--- Begin Supplied information ---

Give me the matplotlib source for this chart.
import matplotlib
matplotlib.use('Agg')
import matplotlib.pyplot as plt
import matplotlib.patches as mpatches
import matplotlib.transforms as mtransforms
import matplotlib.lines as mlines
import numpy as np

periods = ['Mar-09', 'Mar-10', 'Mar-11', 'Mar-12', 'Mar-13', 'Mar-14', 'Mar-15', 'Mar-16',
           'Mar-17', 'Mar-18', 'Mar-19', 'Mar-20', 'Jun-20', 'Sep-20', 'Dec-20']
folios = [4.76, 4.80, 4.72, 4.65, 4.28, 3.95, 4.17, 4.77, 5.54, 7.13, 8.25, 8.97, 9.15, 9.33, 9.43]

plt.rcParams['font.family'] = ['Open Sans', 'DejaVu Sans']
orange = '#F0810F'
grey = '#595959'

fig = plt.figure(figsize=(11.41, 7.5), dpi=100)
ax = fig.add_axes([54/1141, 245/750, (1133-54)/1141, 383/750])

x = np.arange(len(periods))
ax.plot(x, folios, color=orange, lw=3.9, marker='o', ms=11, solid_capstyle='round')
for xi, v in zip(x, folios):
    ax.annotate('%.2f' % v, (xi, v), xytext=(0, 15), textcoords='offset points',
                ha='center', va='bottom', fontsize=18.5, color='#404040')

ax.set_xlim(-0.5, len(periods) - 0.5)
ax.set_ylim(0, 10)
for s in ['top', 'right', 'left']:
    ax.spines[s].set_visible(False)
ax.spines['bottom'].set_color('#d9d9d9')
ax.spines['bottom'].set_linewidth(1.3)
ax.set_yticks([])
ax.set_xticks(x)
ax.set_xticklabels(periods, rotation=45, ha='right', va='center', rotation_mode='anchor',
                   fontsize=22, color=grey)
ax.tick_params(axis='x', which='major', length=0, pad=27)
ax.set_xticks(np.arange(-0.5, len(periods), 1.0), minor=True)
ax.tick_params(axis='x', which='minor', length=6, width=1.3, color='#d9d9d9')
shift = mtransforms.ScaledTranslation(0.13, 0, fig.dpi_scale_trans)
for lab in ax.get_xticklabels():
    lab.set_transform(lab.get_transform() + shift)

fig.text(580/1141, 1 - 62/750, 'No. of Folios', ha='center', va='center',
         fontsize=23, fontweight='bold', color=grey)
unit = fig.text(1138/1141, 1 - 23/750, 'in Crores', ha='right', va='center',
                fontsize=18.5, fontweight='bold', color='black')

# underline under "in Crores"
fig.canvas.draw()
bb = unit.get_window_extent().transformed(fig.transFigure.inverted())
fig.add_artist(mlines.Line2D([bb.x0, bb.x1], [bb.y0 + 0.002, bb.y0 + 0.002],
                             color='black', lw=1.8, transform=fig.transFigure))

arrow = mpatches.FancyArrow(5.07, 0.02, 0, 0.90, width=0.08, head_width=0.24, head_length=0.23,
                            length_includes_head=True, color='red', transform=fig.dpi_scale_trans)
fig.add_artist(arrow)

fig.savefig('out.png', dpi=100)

--- End Supplied information ---

#### Do this:
Print, please, the lines from the first line of the material through the line that contains "fontsize=18.5, fontweight='bold', color='black')", exactly as written and with nothing added.

#### Exercise solution:
Give me the matplotlib source for this chart.
import matplotlib
matplotlib.use('Agg')
import matplotlib.pyplot as plt
import matplotlib.patches as mpatches
import matplotlib.transforms as mtransforms
import matplotlib.lines as mlines
import numpy as np

periods = ['Mar-09', 'Mar-10', 'Mar-11', 'Mar-12', 'Mar-13', 'Mar-14', 'Mar-15', 'Mar-16',
           'Mar-17', 'Mar-18', 'Mar-19', 'Mar-20', 'Jun-20', 'Sep-20', 'Dec-20']
folios = [4.76, 4.80, 4.72, 4.65, 4.28, 3.95, 4.17, 4.77, 5.54, 7.13, 8.25, 8.97, 9.15, 9.33, 9.43]

plt.rcParams['font.family'] = ['Open Sans', 'DejaVu Sans']
orange = '#F0810F'
grey = '#595959'

fig = plt.figure(figsize=(11.41, 7.5), dpi=100)
ax = fig.add_axes([54/1141, 245/750, (1133-54)/1141, 383/750])

x = np.arange(len(periods))
ax.plot(x, folios, color=orange, lw=3.9, marker='o', ms=11, solid_capstyle='round')
for xi, v in zip(x, folios):
    ax.annotate('%.2f' % v, (xi, v), xytext=(0, 15), textcoords='offset points',
                ha='center', va='bottom', fontsize=18.5, color='#404040')

ax.set_xlim(-0.5, len(periods) - 0.5)
ax.set_ylim(0, 10)
for s in ['top', 'right', 'left']:
    ax.spines[s].set_visible(False)
ax.spines['bottom'].set_color('#d9d9d9')
ax.spines['bottom'].set_linewidth(1.3)
ax.set_yticks([])
ax.set_xticks(x)
ax.set_xticklabels(periods, rotation=45, ha='right', va='center', rotation_mode='anchor',
                   fontsize=22, color=grey)
ax.tick_params(axis='x', which='major', length=0, pad=27)
ax.set_xticks(np.arange(-0.5, len(periods), 1.0), minor=True)
ax.tick_params(axis='x', which='minor', length=6, width=1.3, color='#d9d9d9')
shift = mtransforms.ScaledTranslation(0.13, 0, fig.dpi_scale_trans)
for lab in ax.get_xticklabels():
    lab.set_transform(lab.get_transform() + shift)

fig.text(580/1141, 1 - 62/750, 'No. of Folios', ha='center', va='center',
         fontsize=23, fontweight='bold', color=grey)
unit = fig.text(1138/1141, 1 - 23/750, 'in Crores', ha='right', va='center',
                fontsize=18.5, fontweight='bold', color='black')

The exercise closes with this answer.